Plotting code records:

--

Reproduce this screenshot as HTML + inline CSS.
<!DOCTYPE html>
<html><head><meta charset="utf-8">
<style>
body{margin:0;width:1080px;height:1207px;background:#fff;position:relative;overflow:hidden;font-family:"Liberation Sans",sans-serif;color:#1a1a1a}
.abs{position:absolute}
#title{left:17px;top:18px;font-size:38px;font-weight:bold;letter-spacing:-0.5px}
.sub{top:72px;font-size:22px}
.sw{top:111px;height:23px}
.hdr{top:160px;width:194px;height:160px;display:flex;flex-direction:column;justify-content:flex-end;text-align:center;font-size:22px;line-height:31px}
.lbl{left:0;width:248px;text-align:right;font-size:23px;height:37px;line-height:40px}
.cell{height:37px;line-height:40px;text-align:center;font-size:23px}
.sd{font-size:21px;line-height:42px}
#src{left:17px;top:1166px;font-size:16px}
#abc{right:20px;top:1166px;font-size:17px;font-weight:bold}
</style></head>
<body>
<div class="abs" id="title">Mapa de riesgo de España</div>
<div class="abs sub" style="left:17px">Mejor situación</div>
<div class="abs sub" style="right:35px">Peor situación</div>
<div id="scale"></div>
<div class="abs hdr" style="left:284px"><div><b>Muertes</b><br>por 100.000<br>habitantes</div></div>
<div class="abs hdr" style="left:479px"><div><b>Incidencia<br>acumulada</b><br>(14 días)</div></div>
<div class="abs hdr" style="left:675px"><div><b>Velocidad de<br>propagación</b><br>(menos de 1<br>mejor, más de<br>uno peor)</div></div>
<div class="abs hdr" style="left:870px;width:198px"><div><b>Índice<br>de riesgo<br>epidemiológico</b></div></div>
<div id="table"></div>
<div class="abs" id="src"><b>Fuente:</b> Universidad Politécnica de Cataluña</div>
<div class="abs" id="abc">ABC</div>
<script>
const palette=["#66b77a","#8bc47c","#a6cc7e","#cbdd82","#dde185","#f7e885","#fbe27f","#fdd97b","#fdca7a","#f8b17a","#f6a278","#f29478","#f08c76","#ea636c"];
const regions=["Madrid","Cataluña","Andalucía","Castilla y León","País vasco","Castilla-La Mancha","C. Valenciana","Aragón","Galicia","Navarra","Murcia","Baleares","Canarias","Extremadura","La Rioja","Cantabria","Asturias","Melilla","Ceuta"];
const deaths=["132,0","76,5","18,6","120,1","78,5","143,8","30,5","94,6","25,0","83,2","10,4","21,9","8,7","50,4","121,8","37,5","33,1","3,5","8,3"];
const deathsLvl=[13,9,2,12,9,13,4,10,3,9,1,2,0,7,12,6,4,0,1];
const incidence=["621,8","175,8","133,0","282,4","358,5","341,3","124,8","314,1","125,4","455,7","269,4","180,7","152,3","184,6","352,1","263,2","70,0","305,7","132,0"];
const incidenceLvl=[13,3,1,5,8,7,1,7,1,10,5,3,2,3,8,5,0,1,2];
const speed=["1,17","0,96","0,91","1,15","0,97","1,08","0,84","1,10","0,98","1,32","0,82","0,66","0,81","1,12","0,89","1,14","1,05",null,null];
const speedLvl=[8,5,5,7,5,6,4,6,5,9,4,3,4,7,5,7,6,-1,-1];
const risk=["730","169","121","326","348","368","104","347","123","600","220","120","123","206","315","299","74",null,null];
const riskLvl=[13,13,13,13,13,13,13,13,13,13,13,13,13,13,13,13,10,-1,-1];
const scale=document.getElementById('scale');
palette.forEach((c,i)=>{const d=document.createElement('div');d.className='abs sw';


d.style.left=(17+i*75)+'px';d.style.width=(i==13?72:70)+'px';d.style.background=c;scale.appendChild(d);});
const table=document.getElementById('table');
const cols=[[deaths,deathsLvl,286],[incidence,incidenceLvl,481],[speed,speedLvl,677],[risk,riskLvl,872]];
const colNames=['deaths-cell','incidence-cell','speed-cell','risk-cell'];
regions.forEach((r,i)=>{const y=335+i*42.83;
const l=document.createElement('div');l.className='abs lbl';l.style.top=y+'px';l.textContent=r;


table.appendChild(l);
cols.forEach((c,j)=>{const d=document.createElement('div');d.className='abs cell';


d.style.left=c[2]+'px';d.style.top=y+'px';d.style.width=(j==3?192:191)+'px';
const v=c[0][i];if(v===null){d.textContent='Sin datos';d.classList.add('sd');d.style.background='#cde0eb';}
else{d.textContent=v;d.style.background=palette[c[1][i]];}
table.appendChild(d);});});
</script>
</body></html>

--

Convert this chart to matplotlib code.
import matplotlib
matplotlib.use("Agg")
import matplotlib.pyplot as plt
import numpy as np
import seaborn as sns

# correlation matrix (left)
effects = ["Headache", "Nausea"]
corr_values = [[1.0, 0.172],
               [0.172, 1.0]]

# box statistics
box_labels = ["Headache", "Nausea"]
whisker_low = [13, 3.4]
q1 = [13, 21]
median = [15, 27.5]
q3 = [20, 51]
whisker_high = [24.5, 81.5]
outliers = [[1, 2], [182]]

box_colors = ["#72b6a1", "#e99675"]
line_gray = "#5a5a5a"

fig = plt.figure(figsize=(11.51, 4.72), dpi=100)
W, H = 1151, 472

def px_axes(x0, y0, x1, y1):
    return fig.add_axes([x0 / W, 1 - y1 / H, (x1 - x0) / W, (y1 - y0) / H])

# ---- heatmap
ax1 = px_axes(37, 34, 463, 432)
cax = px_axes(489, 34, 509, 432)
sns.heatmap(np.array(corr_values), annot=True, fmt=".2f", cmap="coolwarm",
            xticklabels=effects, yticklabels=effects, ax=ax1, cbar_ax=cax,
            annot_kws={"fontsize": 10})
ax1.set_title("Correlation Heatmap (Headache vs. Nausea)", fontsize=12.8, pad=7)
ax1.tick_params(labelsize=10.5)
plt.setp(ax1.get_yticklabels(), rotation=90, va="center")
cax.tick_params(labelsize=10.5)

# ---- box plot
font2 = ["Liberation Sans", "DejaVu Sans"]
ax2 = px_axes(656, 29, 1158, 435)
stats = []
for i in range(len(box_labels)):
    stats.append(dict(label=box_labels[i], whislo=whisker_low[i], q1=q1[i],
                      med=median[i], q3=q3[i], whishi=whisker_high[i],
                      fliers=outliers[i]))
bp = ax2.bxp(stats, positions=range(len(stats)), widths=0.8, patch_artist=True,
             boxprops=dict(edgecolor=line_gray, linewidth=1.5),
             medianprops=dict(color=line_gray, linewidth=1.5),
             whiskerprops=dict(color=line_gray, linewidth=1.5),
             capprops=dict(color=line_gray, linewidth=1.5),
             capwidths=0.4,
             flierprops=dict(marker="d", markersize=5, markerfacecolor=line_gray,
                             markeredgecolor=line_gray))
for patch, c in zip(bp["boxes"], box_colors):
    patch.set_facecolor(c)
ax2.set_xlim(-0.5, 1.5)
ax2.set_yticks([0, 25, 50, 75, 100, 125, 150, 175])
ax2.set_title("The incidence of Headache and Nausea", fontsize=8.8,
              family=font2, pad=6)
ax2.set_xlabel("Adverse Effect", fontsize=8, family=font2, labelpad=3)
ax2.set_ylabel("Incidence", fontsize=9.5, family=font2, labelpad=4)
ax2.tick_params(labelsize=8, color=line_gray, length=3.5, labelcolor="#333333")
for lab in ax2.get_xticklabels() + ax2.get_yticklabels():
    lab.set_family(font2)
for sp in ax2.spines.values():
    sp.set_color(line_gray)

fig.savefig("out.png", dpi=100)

--

## Aim of the exercise
Quote exactly the lines running from the line with "Convert this chart to matplotlib code." through the line with "[0.172, 1.0]]", both ends included, and nothing more.

## Solution to the exercise
Convert this chart to matplotlib code.
import matplotlib
matplotlib.use("Agg")
import matplotlib.pyplot as plt
import numpy as np
import seaborn as sns

# correlation matrix (left)
effects = ["Headache", "Nausea"]
corr_values = [[1.0, 0.172],
               [0.172, 1.0]]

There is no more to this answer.